WHAT THE EXERCISE ASKS: Your output is the lines from the first one to the one containing "190, 210, 230];", repeated exactly, with images left out.

MATERIAL PROVIDED:
+ + + + +

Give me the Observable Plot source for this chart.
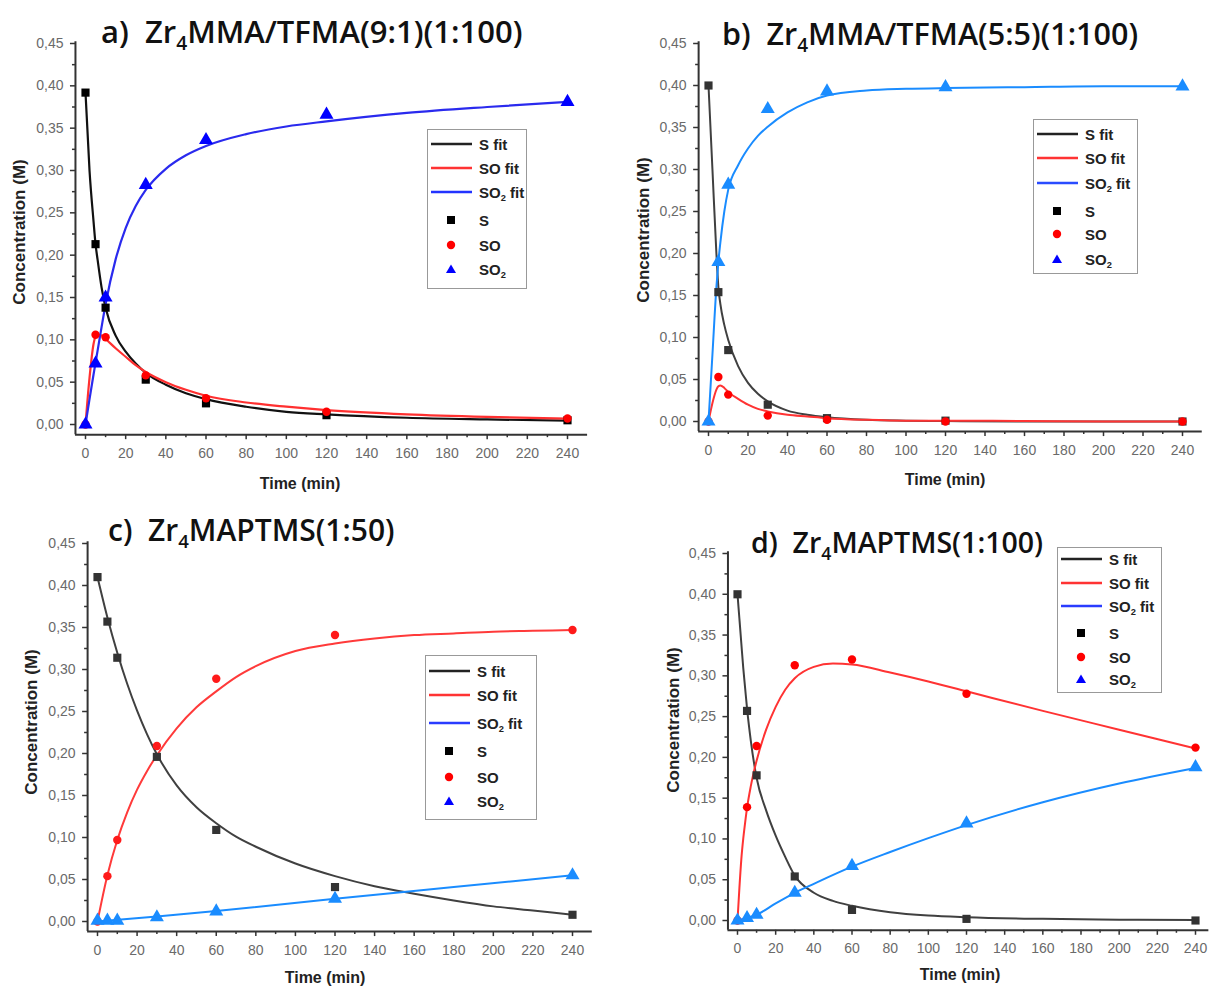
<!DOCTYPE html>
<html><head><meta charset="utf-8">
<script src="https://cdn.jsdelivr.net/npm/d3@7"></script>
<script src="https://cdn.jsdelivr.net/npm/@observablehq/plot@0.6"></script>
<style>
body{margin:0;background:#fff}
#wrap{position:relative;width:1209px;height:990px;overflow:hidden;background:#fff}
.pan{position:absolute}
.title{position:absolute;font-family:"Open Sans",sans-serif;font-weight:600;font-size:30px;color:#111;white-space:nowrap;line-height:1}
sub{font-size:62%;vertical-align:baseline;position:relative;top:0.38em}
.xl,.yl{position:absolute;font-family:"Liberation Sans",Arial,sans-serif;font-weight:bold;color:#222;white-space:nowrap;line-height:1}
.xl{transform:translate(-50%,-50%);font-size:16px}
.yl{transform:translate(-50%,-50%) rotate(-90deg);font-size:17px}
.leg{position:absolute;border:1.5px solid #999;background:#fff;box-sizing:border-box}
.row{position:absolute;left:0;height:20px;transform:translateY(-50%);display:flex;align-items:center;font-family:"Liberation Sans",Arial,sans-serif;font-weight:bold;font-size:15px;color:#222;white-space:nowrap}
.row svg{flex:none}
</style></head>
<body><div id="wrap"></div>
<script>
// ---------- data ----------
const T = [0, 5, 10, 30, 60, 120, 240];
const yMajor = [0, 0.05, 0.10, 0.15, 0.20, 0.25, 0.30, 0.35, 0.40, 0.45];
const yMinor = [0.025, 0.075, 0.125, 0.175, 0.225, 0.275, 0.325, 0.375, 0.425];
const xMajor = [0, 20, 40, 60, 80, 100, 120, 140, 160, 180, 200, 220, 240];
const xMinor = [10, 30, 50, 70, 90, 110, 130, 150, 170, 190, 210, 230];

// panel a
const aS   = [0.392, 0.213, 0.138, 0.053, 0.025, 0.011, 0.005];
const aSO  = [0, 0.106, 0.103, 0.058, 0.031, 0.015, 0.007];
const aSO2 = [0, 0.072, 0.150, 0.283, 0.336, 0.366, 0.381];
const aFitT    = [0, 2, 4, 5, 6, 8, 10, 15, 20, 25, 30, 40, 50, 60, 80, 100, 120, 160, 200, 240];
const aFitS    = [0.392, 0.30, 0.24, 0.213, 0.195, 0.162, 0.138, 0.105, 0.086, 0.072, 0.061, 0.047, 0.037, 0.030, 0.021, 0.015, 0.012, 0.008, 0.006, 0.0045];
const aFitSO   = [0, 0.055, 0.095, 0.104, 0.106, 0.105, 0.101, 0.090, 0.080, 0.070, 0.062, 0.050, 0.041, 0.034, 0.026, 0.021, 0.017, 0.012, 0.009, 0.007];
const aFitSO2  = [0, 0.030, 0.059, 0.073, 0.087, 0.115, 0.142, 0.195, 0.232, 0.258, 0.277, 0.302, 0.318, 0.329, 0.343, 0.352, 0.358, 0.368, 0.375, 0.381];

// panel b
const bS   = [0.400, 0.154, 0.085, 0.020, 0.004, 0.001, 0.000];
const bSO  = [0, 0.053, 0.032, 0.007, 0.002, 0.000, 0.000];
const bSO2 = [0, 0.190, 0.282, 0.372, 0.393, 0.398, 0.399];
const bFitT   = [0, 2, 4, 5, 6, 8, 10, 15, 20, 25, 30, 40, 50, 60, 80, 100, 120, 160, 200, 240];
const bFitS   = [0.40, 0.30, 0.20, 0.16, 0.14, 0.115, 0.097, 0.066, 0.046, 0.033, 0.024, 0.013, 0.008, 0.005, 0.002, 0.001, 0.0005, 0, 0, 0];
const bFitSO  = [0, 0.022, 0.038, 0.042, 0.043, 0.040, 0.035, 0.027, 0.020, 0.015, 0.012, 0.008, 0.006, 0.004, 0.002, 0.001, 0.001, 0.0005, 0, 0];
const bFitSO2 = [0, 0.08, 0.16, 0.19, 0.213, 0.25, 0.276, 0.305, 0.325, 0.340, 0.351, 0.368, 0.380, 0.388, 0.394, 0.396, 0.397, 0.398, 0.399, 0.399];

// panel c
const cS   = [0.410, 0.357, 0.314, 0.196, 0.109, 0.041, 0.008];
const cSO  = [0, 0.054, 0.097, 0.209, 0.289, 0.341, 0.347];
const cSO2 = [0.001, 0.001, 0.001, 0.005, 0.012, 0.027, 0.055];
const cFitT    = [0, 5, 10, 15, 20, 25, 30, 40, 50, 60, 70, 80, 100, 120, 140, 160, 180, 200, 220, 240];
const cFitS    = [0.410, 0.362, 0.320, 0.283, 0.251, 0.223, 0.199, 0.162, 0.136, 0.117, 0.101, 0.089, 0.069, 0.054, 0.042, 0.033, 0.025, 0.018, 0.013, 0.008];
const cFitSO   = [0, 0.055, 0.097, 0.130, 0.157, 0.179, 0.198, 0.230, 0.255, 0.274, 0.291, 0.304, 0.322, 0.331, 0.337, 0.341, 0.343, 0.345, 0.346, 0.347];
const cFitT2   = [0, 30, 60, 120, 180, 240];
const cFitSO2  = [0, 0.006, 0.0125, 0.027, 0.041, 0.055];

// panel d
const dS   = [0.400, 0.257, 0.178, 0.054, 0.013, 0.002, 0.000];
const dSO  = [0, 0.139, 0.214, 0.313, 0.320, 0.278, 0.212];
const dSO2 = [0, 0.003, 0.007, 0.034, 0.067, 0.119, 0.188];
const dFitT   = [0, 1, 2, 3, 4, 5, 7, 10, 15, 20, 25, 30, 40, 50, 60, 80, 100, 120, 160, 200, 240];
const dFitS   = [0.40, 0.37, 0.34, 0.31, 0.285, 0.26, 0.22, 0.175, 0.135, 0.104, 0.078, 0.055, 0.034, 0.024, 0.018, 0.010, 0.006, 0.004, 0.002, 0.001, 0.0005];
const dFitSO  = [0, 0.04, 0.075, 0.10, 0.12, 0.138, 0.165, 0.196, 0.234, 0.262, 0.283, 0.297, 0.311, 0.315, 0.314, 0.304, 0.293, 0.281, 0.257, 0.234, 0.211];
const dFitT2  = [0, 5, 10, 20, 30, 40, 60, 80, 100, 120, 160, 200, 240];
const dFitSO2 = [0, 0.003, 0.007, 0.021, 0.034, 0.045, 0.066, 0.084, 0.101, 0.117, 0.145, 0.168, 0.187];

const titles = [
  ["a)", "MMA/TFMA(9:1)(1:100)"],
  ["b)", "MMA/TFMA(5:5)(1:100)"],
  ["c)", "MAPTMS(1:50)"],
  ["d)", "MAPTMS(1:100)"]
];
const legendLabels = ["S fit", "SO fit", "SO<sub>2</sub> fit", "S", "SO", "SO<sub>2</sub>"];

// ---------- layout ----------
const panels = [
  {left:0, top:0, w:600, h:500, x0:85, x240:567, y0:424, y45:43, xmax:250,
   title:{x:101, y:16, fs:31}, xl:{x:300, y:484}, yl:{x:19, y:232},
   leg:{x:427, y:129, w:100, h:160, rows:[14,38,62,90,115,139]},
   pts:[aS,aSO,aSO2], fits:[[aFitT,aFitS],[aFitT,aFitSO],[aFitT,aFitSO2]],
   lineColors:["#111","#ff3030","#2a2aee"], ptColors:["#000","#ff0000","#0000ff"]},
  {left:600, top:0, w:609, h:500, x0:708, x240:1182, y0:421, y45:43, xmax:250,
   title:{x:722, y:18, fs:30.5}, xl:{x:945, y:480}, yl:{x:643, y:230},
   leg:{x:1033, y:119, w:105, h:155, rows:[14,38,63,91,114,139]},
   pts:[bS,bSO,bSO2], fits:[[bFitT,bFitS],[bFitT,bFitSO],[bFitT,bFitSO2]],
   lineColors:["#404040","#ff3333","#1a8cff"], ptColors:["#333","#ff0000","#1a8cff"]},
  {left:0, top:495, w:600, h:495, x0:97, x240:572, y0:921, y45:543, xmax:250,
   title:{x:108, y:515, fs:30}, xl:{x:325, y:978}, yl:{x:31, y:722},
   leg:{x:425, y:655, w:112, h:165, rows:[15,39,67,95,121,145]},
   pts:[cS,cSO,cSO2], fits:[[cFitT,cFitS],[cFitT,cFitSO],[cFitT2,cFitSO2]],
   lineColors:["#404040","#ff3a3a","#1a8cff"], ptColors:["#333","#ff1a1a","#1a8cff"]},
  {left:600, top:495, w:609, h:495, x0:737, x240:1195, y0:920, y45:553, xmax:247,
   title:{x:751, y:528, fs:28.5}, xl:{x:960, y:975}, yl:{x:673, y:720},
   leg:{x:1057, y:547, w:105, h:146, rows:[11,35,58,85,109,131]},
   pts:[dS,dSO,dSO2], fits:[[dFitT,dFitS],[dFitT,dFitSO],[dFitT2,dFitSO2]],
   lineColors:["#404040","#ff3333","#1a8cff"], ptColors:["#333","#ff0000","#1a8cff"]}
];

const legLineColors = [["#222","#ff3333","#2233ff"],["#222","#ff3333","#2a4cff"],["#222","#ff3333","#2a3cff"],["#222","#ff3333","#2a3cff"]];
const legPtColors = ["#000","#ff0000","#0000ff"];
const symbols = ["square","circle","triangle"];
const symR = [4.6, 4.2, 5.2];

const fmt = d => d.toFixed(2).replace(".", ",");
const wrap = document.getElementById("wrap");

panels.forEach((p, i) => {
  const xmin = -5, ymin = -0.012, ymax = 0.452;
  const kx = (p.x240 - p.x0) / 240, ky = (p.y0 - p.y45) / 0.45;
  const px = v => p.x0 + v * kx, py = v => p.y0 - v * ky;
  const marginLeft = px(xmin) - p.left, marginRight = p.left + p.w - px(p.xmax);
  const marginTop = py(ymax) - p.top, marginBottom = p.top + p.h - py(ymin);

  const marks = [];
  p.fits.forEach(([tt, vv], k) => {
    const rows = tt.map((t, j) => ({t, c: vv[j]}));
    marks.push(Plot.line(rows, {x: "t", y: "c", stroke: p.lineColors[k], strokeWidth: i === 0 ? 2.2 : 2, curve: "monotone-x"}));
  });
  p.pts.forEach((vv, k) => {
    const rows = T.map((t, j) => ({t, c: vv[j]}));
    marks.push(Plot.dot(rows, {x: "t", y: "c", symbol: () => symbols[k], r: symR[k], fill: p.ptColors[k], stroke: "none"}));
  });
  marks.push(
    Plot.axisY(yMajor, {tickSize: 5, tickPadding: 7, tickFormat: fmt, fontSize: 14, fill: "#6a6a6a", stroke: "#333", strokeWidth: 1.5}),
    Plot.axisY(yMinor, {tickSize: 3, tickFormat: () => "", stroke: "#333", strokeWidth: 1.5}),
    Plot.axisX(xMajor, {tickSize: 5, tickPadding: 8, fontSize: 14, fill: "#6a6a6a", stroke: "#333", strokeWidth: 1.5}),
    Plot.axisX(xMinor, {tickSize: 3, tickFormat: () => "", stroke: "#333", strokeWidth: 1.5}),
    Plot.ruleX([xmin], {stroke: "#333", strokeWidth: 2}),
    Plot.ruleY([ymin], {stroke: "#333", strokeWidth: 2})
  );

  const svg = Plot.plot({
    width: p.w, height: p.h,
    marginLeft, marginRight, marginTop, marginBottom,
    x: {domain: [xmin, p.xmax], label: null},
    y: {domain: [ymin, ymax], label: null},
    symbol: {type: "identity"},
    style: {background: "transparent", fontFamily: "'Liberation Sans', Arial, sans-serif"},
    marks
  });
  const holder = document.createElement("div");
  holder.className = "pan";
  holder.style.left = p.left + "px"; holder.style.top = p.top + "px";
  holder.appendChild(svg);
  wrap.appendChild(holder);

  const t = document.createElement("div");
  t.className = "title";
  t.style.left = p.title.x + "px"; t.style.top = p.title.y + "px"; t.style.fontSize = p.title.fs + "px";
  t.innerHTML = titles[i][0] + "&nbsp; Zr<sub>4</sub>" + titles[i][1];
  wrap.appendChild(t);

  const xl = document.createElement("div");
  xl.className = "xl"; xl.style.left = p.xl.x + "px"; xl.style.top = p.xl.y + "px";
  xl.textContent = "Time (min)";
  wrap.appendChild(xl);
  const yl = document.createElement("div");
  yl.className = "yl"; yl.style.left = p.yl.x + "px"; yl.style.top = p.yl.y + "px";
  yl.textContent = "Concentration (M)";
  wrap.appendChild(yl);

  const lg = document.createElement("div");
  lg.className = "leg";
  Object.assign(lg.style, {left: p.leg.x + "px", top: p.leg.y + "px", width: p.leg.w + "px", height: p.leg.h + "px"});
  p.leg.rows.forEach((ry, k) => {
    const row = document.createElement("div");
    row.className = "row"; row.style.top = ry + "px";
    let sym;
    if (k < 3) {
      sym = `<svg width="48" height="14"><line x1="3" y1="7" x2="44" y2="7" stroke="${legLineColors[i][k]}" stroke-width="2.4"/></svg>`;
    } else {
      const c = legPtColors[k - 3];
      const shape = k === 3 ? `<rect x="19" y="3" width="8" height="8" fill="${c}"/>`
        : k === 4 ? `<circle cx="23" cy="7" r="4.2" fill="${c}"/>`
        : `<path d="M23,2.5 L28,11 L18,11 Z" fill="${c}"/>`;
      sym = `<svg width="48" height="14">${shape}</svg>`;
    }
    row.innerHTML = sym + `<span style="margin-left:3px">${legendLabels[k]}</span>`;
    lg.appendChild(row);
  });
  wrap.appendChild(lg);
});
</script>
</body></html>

+ + + + +

TASK RESULT:
Give me the Observable Plot source for this chart.
<!DOCTYPE html>
<html><head><meta charset="utf-8">
<script src="https://cdn.jsdelivr.net/npm/d3@7"></script>
<script src="https://cdn.jsdelivr.net/npm/@observablehq/plot@0.6"></script>
<style>
body{margin:0;background:#fff}
#wrap{position:relative;width:1209px;height:990px;overflow:hidden;background:#fff}
.pan{position:absolute}
.title{position:absolute;font-family:"Open Sans",sans-serif;font-weight:600;font-size:30px;color:#111;white-space:nowrap;line-height:1}
sub{font-size:62%;vertical-align:baseline;position:relative;top:0.38em}
.xl,.yl{position:absolute;font-family:"Liberation Sans",Arial,sans-serif;font-weight:bold;color:#222;white-space:nowrap;line-height:1}
.xl{transform:translate(-50%,-50%);font-size:16px}
.yl{transform:translate(-50%,-50%) rotate(-90deg);font-size:17px}
.leg{position:absolute;border:1.5px solid #999;background:#fff;box-sizing:border-box}
.row{position:absolute;left:0;height:20px;transform:translateY(-50%);display:flex;align-items:center;font-family:"Liberation Sans",Arial,sans-serif;font-weight:bold;font-size:15px;color:#222;white-space:nowrap}
.row svg{flex:none}
</style></head>
<body><div id="wrap"></div>
<script>
// ---------- data ----------
const T = [0, 5, 10, 30, 60, 120, 240];
const yMajor = [0, 0.05, 0.10, 0.15, 0.20, 0.25, 0.30, 0.35, 0.40, 0.45];
const yMinor = [0.025, 0.075, 0.125, 0.175, 0.225, 0.275, 0.325, 0.375, 0.425];
const xMajor = [0, 20, 40, 60, 80, 100, 120, 140, 160, 180, 200, 220, 240];
const xMinor = [10, 30, 50, 70, 90, 110, 130, 150, 170, 190, 210, 230];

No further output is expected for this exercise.